Harakiri è una forma di suicidio di antiche origini giapponesi che prevede di auto-infliggersi un colpo al ventre con una spada con la finalità ultima di mantenere intatto il proprio onore per un’onta subita. Alla stessa stregua con l’iniziativa popolare in votazione il prossimo 30 novembre, che mira ad abolire l’imposizione forfettaria per i globalisti, la sinistra vorrebbe far commettere un harakiri politico al popolo svizzero allo scopo di ripulirsi da una presunta iniquità sociale. Ma è veramente così?
Innanzitutto, occorre ricordare che questa tassazione globale è riservata ai cittadini stranieri – con alcune eccezioni – che hanno il loro domicilio in Svizzera ma che non esercitano un’attività lucrativa. Vengono quindi tassati in base al loro tenore di vita (imposta secondo il dispendio) e non secondo la sostanza o il reddito. Tra le persone toccate, oltre ad ereditieri ed ex-dirigenti, vi sono soprattutto attori, artisti e sportivi che risiedono nei nostri Cantoni; naturalmente, questi ultimi per questioni professionali, lavorano all’estero.
Con l’iniziativa in votazione promossa dalla sinistra si vuole abolire un sistema che costituisce un importante peso fiscale e un indotto direttamente creato da stranieri che decidono di stabilirsi in Svizzera.
È certamente importante sottolineare che gli incassi dell’imposta sul dispendio da parte del nostro erario nazionale si aggirano, con la revisione della legge federale del 2012, attorno al 1 miliardo di franchi (di cui circa 55/60 milioni in favore delle casse del Cantone Ticino e 40-45 milioni dei Comuni), con poco più di 5.600 contribuenti (di cui circa 900 in Ticino). I globalisti non pesano però solo in ambito fiscale, ma è fondamentale anche l’indotto creato da queste persone (benessere e posti di lavoro). Pensiamo solamente alle loro spese dirette in Svizzera, quali possono essere ad esempio la costruzione di una villa, l’acquisto di beni di prima necessità e di lusso (automobili, vestiti, gioielli), la frequentazione di locali pubblici, gli investimenti nell’arte, e così via. Senza contare le relazioni con banche, fiduciarie, assicurazioni e altri consulenti. In assenza di queste persone facoltose, molte attività summenzionate subirebbero gravi contraccolpi anche con una riduzione dell’occupazione. E non dimentichiamoci che i globalisti contribuiscono anche al finanziamento dell’AVS. Guardando soprattutto all’importante indotto creato non mi sembra che tutto ciò sia sinonimo di disparità sociale.
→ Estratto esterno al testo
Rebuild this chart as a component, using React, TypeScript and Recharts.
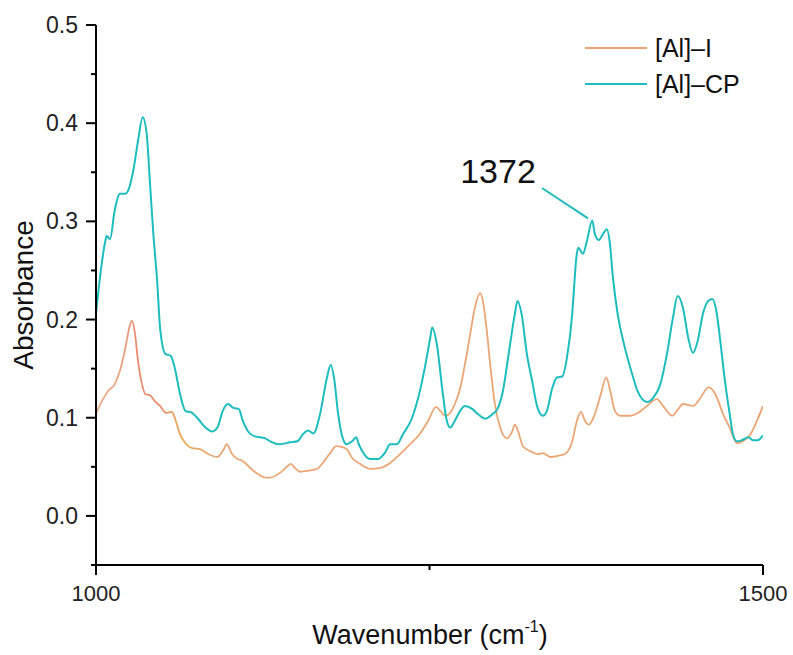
import React from 'react';
import { LineChart, Line, XAxis, YAxis, ReferenceLine } from 'recharts';

// [Al]–I trace (orange)
const iWavenumber = [
  1000, 1004.5, 1009, 1014, 1018, 1022, 1025, 1027, 1029, 1031.5, 1034.5, 1037, 1040.5, 1044, 1048,
  1052.5, 1057, 1059, 1063, 1067, 1072, 1078, 1084, 1091, 1095, 1098, 1102, 1106, 1110, 1115.5, 1121,
  1127, 1130.5, 1138, 1143, 1146, 1149, 1153, 1159, 1166, 1170, 1175.5, 1180, 1184.5, 1188, 1192, 1198,
  1205.5, 1213, 1220.5, 1228, 1235.5, 1243, 1249, 1255, 1258, 1262, 1265.5, 1269, 1273, 1276.5, 1280.5,
  1284, 1288, 1290, 1293, 1295.5, 1299, 1303, 1308, 1312, 1314, 1316.5, 1320, 1325.5, 1331, 1335,
  1340.5, 1345.5, 1351.5, 1357, 1360.5, 1363.5, 1366.5, 1369.5, 1374, 1378, 1382.5, 1385.5, 1389, 1393,
  1400.5, 1406.5, 1413, 1420.5, 1425, 1432, 1436.5, 1440, 1447.5, 1453, 1459, 1464, 1470, 1475, 1480.5,
  1485, 1490.5, 1495.5, 1500,
];
const iAbsorbance = [
  0.104, 0.117, 0.127, 0.134, 0.148, 0.171, 0.192, 0.199, 0.188, 0.158, 0.134, 0.124, 0.123, 0.117, 0.112,
  0.105, 0.106, 0.1, 0.083, 0.074, 0.069, 0.068, 0.063, 0.06, 0.066, 0.073, 0.063, 0.058, 0.056, 0.049, 0.043,
  0.039, 0.039, 0.044, 0.05, 0.053, 0.049, 0.045, 0.046, 0.048, 0.054, 0.064, 0.071, 0.07, 0.068, 0.059, 0.053,
  0.048, 0.049, 0.054, 0.063, 0.073, 0.084, 0.097, 0.111, 0.107, 0.102, 0.105, 0.114, 0.13, 0.154, 0.185,
  0.212, 0.227, 0.219, 0.188, 0.154, 0.114, 0.09, 0.079, 0.086, 0.093, 0.086, 0.071, 0.066, 0.063, 0.064,
  0.06, 0.061, 0.063, 0.076, 0.097, 0.106, 0.097, 0.093, 0.104, 0.122, 0.141, 0.127, 0.107, 0.102,
  0.102, 0.105, 0.112, 0.119, 0.112, 0.102, 0.109, 0.114, 0.112, 0.12, 0.131, 0.125, 0.104, 0.09, 0.074,
  0.076, 0.083, 0.097, 0.112,
];

// [Al]–CP trace (cyan)
const cpWavenumber = [
  1000, 1003, 1007, 1008, 1010.5, 1014, 1018, 1022, 1024, 1028, 1031.5, 1035, 1038, 1040.5, 1043, 1046,
  1048, 1052, 1056, 1059, 1063, 1067, 1072, 1076.5, 1082, 1087, 1091, 1095, 1099, 1103, 1107, 1110, 1114,
  1119, 1127, 1130.5, 1138, 1145.5, 1151, 1155, 1159, 1163, 1168, 1173, 1176, 1178.5, 1181.5, 1185, 1188,
  1192, 1195, 1197, 1201, 1205.5, 1211.5, 1216.5, 1220.5, 1225.5, 1230, 1237, 1241.5, 1246.5, 1250.5,
  1252, 1255.5, 1259.5, 1262.5, 1265.5, 1269, 1273, 1276.5, 1282, 1286, 1292, 1297.5, 1301, 1305, 1310,
  1314, 1316, 1319, 1323, 1327, 1331, 1335, 1338, 1342, 1345.5, 1349.5, 1353, 1357, 1358.5, 1360, 1361.5,
  1365, 1368, 1372, 1374, 1377, 1380, 1383, 1385, 1387.5, 1391, 1396.5, 1402, 1406, 1413, 1417.5, 1423,
  1428, 1432.5, 1436, 1440, 1444, 1447.5, 1451, 1455, 1459, 1462, 1465, 1468, 1471.5, 1475, 1477.5,
  1480.5, 1484, 1489, 1492.5, 1496, 1500,
];
const cpAbsorbance = [
  0.206, 0.243, 0.28, 0.285, 0.282, 0.311, 0.328, 0.328, 0.331, 0.352, 0.382, 0.406, 0.389, 0.338, 0.287, 0.236,
  0.192, 0.165, 0.163, 0.151, 0.124, 0.107, 0.105, 0.099, 0.09, 0.086, 0.09, 0.107, 0.114, 0.11, 0.109, 0.097, 0.086,
  0.081, 0.079, 0.076, 0.073, 0.075, 0.076, 0.083, 0.087, 0.084, 0.104, 0.14, 0.154, 0.14, 0.104, 0.079, 0.073,
  0.076, 0.08, 0.073, 0.063, 0.058, 0.058, 0.064, 0.073, 0.073, 0.083, 0.1, 0.12, 0.151, 0.181,
  0.192, 0.175, 0.13, 0.1, 0.09, 0.097, 0.107, 0.112, 0.109, 0.104, 0.099, 0.104, 0.109, 0.127, 0.171,
  0.206, 0.219, 0.206, 0.165, 0.137, 0.11, 0.102, 0.107, 0.13, 0.141, 0.142, 0.161, 0.206, 0.235, 0.262, 0.273,
  0.267, 0.28, 0.301, 0.287, 0.281, 0.287, 0.292, 0.28, 0.243, 0.206, 0.171, 0.144, 0.127, 0.116, 0.12, 0.134,
  0.165, 0.202, 0.224, 0.212, 0.181, 0.166, 0.178, 0.206, 0.219, 0.221, 0.209, 0.178, 0.137, 0.104, 0.083,
  0.076, 0.077, 0.08, 0.077, 0.077, 0.082,
];

const xTicks = [1000, 1250, 1500];
const xLabels = [1000, 1500];
const yTicks = [-0.05, 0, 0.05, 0.1, 0.15, 0.2, 0.25, 0.3, 0.35, 0.4, 0.45, 0.5];

const ORANGE = '#EAA573';
const CYAN = '#1DBDBE';
const FONT = '"Liberation Sans", Arial, sans-serif';

const iData = iWavenumber.map((w, i) => ({ w, a: iAbsorbance[i] }));
const cpData = cpWavenumber.map((w, i) => ({ w, a: cpAbsorbance[i] }));

function YTick(props: any) {
  const { x, y, payload } = props;
  const v = payload.value;
  const major = Math.abs(v * 10 - Math.round(v * 10)) < 1e-6;
  return (
    <g>
      <line x1={x - (major ? 10 : 5)} x2={x} y1={y} y2={y} stroke="#000" strokeWidth={2} />
      {major && (
        <text x={x - 18} y={y + 8} textAnchor="end" fontSize={23} fontFamily={FONT} fill="#222">
          {v.toFixed(1)}
        </text>
      )}
    </g>
  );
}

function XTick(props: any) {
  const { x, y, payload } = props;
  const v = payload.value;
  const major = v % 500 === 0;
  return (
    <g>
      <line x1={x} x2={x} y1={y} y2={y + (major ? 10 : 5)} stroke="#000" strokeWidth={2} />
      {xLabels.includes(v) && (
        <text x={x} y={y + 36} textAnchor="middle" fontSize={22} fontFamily={FONT} fill="#222">
          {v}
        </text>
      )}
    </g>
  );
}

export default function App() {
  return (
    <div style={{ position: 'absolute', left: 0, top: 0, width: 793, height: 655, background: '#fff' }}>
      <LineChart width={793} height={655} margin={{ top: 25, right: 30, bottom: 50, left: 0 }}>
        <defs>
          <linearGradient id="orangeGrad" x1="0" y1="0" x2="1" y2="0">
            <stop offset="0" stopColor="#EAB08C" />
            <stop offset="0.04" stopColor="#E9A383" />
            <stop offset="0.06" stopColor="#E98C72" />
            <stop offset="0.1" stopColor="#E99272" />
            <stop offset="0.13" stopColor="#E9AA52" />
            <stop offset="0.18" stopColor="#E9A878" />
            <stop offset="1" stopColor={ORANGE} />
          </linearGradient>
        </defs>
        <XAxis
          dataKey="w"
          type="number"
          domain={[1000, 1500]}
          ticks={xTicks}
          height={40}
          axisLine={{ stroke: '#000', strokeWidth: 2 }}
          tickLine={false}
          tickSize={0}
          tickMargin={0}
          tick={<XTick />}
          allowDataOverflow
        />
        <YAxis
          type="number"
          domain={[-0.05, 0.5]}
          ticks={yTicks}
          width={96}
          axisLine={{ stroke: '#000', strokeWidth: 2 }}
          tickLine={false}
          tickSize={0}
          tickMargin={0}
          tick={<YTick />}
          allowDataOverflow
        />
        <Line
          data={iData}
          dataKey="a"
          type="monotone"
          stroke="url(#orangeGrad)"
          strokeWidth={1.8}
          dot={false}
          activeDot={false}
          isAnimationActive={false}
        />
        <Line
          data={cpData}
          dataKey="a"
          type="monotone"
          stroke={CYAN}
          strokeWidth={2}
          dot={false}
          activeDot={false}
          isAnimationActive={false}
        />
        <ReferenceLine
          segment={[
            { x: 1334.3, y: 0.334 },
            { x: 1368.8, y: 0.303 },
          ]}
          stroke={CYAN}
          strokeWidth={2}
        />
        <text x={498} y={183} textAnchor="middle" fontSize={34} fontFamily={FONT} fill="#111">
          1372
        </text>
        <text
          transform="rotate(-90)"
          x={-295}
          y={33}
          textAnchor="middle"
          fontSize={28}
          fontFamily={FONT}
          fill="#111"
        >
          Absorbance
        </text>
        <text x={430} y={644} textAnchor="middle" fontSize={27} fontFamily={FONT} fill="#111">
          Wavenumber (cm
          <tspan dy={-12} fontSize={16}>
            -1
          </tspan>
          <tspan dy={12}>)</tspan>
        </text>
        <line x1={585} x2={647} y1={48} y2={48} stroke={ORANGE} strokeWidth={2} />
        <text x={655} y={57} fontSize={25} fontFamily={FONT} fill="#111">
          [Al]–I
        </text>
        <line x1={585} x2={647} y1={84} y2={84} stroke={CYAN} strokeWidth={2} />
        <text x={655} y={93} fontSize={25} fontFamily={FONT} fill="#111">
          [Al]–CP
        </text>
      </LineChart>
    </div>
  );
}
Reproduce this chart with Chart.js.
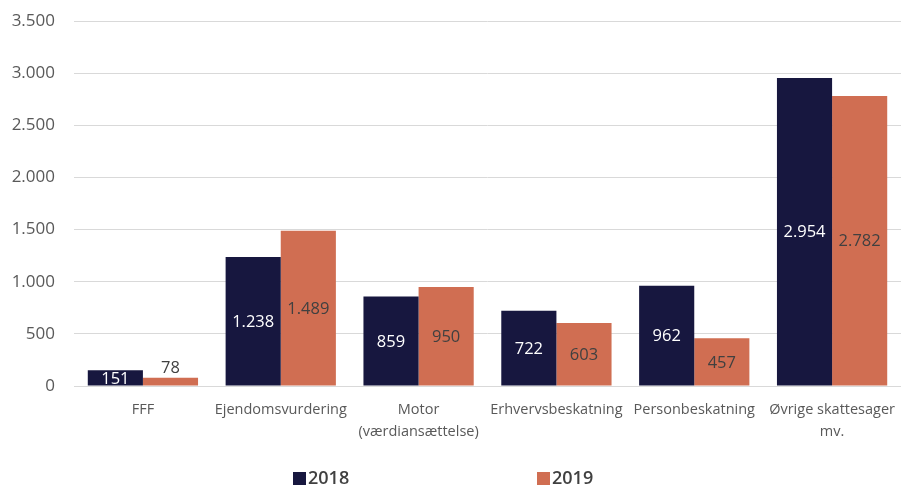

Con la soppressione di questa forma particolare di imposizione saremmo quindi perdenti su tutta la linea. Abolendola, non vi sarebbero certo maggiori entrate fiscali, visto che molti contribuenti stranieri nel medio-lungo termine al di sopra di una certa soglia minima sarebbero meno propensi a soggiornare nel nostro Paese prediligendo altre mete in cui le autorità mostrano un atteggiamento più pragmatico nel tassare situazioni fiscali già di per sé complesse.
Quanto appena elencato sopra non è una pura speculazione teorica. Possiamo prendere l’esempio del Canton Zurigo che nel 2010 ha deciso di abolire la tassazione sul dispendio. Dati alla mano, le conseguenze indicano che 97 persone tassate secondo il dispendio su 201, quasi la metà, nel corso di un anno hanno deciso di trasferirsi all’estero (1/3) o in un altro Cantone con la tassazione globale (2/3). Appare quindi evidente come queste persone siano estremamente mobili e poco legate ad un singolo Cantone o alla sola Svizzera. Secondo un sondaggio, circa il 98% dei globalisti possiede infatti almeno un altro domicilio al di fuori dei confini confederati.
Infine, i più colpiti da questa misura sarebbero le regioni più discoste dai centri urbani, dove la presenza di globalisti favorisce il mantenimento di posti di lavoro che altrimenti rischierebbero di scomparire a causa dell’insufficiente massa critica. Casi concreti li abbiamo constatati in alcuni Comuni ticinesi dove il trasferimento o il decesso di un globalista ha portato il Comune toccato ad aumentare in maniera importante il moltiplicatore comunale d’imposta.
Desideriamo veramente tutto questo in un momento di grandi pressioni internazionali contro la Svizzera? Con sano pragmatismo e buon senso, io dico no all’abolizione di questa tassazione forfettaria.